- **WRITTEN INSTRUCTION**:
In the records below, begin at the line containing "Write the seaborn" and end at the line containing "import seaborn as sns"; quote every line in that span exactly, including both boundary lines, and no others.

- **RECORDS**:
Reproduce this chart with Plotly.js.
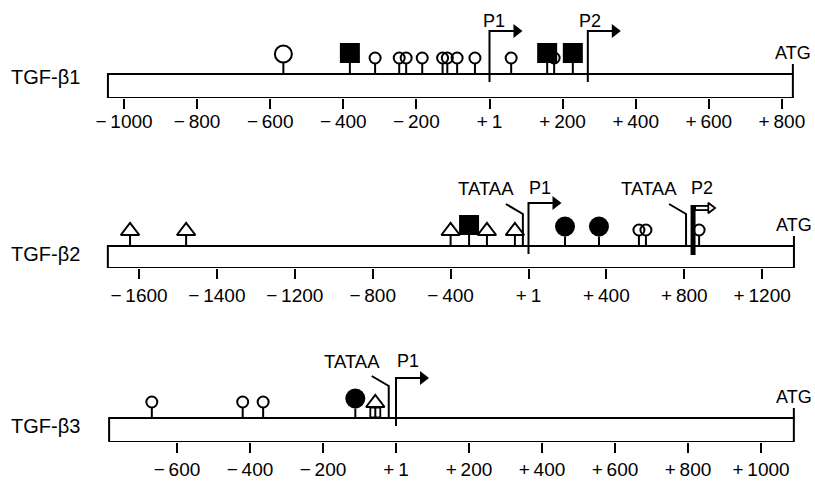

--

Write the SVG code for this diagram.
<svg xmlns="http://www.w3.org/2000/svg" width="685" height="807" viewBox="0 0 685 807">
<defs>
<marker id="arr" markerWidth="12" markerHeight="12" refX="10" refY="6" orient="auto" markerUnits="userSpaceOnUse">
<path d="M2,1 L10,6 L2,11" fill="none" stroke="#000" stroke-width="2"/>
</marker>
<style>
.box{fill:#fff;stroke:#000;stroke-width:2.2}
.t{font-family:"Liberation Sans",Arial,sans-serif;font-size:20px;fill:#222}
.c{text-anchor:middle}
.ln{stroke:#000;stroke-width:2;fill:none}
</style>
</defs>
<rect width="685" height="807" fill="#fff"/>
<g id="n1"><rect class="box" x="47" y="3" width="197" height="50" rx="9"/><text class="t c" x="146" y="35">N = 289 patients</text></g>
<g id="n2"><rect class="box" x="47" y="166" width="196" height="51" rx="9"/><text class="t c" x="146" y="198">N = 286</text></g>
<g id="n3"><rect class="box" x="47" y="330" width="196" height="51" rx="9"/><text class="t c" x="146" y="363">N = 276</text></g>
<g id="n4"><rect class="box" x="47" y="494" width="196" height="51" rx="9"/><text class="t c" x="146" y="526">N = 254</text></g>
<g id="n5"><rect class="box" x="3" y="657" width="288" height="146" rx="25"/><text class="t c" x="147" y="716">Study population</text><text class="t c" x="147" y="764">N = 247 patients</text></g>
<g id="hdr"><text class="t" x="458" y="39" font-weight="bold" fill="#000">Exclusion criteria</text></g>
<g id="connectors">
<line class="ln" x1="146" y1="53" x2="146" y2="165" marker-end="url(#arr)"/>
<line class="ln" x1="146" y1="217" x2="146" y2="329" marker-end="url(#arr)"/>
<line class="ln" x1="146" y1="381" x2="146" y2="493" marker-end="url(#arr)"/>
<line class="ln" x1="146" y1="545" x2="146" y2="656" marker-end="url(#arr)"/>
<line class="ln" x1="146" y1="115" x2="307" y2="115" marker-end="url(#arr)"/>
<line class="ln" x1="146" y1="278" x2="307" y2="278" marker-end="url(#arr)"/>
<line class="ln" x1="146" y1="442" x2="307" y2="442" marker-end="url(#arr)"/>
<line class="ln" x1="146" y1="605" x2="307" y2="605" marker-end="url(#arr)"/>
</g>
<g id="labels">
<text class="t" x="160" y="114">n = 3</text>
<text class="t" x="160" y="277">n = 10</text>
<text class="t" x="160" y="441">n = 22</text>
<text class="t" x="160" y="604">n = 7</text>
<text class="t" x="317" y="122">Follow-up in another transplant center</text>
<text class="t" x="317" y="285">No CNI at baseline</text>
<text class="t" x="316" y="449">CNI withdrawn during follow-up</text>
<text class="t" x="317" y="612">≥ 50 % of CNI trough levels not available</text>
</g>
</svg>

* * *

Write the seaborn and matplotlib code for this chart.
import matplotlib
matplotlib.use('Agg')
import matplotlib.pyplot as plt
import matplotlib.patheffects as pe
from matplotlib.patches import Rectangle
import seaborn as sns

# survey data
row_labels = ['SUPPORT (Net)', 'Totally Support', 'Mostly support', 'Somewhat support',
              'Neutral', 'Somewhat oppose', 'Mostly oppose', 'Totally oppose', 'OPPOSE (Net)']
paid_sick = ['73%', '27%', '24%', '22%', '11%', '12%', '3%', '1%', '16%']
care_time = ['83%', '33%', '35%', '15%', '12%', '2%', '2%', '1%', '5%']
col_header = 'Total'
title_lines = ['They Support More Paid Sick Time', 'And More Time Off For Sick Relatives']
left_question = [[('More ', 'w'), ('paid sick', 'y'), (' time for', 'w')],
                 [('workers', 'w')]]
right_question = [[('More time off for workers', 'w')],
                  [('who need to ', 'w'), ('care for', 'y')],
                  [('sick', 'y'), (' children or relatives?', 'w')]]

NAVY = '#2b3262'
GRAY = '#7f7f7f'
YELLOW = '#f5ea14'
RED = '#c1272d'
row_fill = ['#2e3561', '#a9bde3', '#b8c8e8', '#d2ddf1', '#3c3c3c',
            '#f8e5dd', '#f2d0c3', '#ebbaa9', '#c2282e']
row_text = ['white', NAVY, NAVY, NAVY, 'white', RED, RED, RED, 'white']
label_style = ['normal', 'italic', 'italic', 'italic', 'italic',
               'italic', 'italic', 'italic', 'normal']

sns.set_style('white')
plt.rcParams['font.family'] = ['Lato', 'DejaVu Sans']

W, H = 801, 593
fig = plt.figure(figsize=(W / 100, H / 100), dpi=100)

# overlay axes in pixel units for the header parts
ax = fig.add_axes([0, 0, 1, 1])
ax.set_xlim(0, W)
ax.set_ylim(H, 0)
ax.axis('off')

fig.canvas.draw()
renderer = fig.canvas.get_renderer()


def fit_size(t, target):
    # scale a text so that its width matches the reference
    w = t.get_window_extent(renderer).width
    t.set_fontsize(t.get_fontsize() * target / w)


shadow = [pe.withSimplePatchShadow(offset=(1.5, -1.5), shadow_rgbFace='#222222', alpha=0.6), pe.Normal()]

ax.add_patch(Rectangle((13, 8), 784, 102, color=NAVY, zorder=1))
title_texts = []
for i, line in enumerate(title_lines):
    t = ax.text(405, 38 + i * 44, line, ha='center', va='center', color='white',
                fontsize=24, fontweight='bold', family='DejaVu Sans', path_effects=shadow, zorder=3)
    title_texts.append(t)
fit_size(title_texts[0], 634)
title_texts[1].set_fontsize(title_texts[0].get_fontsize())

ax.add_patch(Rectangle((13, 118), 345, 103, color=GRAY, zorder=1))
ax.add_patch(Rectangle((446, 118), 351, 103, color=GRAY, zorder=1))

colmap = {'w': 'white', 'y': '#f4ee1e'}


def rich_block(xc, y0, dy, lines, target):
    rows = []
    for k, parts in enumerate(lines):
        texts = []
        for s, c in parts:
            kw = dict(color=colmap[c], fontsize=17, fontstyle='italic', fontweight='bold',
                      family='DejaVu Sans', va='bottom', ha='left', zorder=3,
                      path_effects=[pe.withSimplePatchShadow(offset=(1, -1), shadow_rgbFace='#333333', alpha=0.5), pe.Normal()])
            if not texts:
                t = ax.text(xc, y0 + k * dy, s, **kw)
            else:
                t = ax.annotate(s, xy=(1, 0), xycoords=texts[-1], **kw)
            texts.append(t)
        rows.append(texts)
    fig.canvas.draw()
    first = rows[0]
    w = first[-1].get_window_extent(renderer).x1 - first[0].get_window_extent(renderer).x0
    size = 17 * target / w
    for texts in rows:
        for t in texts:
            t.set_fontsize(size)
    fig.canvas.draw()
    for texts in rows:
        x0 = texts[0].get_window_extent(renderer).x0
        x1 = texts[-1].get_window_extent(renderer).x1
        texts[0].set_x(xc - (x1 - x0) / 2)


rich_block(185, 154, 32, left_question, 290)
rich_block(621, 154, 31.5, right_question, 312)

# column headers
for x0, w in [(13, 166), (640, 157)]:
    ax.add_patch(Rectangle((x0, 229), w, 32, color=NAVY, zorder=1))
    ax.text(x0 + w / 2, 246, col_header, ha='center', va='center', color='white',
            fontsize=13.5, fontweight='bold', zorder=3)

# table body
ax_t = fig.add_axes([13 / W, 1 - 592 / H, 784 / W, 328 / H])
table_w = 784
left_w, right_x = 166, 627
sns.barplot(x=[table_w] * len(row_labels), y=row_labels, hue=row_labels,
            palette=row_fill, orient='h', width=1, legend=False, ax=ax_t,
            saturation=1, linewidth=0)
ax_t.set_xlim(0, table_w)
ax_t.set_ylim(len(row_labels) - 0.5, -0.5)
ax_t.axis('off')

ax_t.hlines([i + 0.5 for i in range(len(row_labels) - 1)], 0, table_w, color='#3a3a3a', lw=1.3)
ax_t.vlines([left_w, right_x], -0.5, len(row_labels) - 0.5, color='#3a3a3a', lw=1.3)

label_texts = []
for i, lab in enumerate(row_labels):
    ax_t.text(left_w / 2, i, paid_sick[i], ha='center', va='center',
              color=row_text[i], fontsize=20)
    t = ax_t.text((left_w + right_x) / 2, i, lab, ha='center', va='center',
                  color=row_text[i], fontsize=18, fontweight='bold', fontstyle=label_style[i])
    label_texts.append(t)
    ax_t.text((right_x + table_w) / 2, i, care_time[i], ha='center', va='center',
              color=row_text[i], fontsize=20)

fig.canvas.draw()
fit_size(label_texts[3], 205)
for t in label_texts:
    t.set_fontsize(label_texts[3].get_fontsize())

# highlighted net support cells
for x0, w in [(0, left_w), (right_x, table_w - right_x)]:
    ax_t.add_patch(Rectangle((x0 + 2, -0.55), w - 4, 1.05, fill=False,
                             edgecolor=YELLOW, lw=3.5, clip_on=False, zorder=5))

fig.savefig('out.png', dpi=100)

- **WRITTEN ANSWER**:
Write the seaborn and matplotlib code for this chart.
import matplotlib
matplotlib.use('Agg')
import matplotlib.pyplot as plt
import matplotlib.patheffects as pe
from matplotlib.patches import Rectangle
import seaborn as sns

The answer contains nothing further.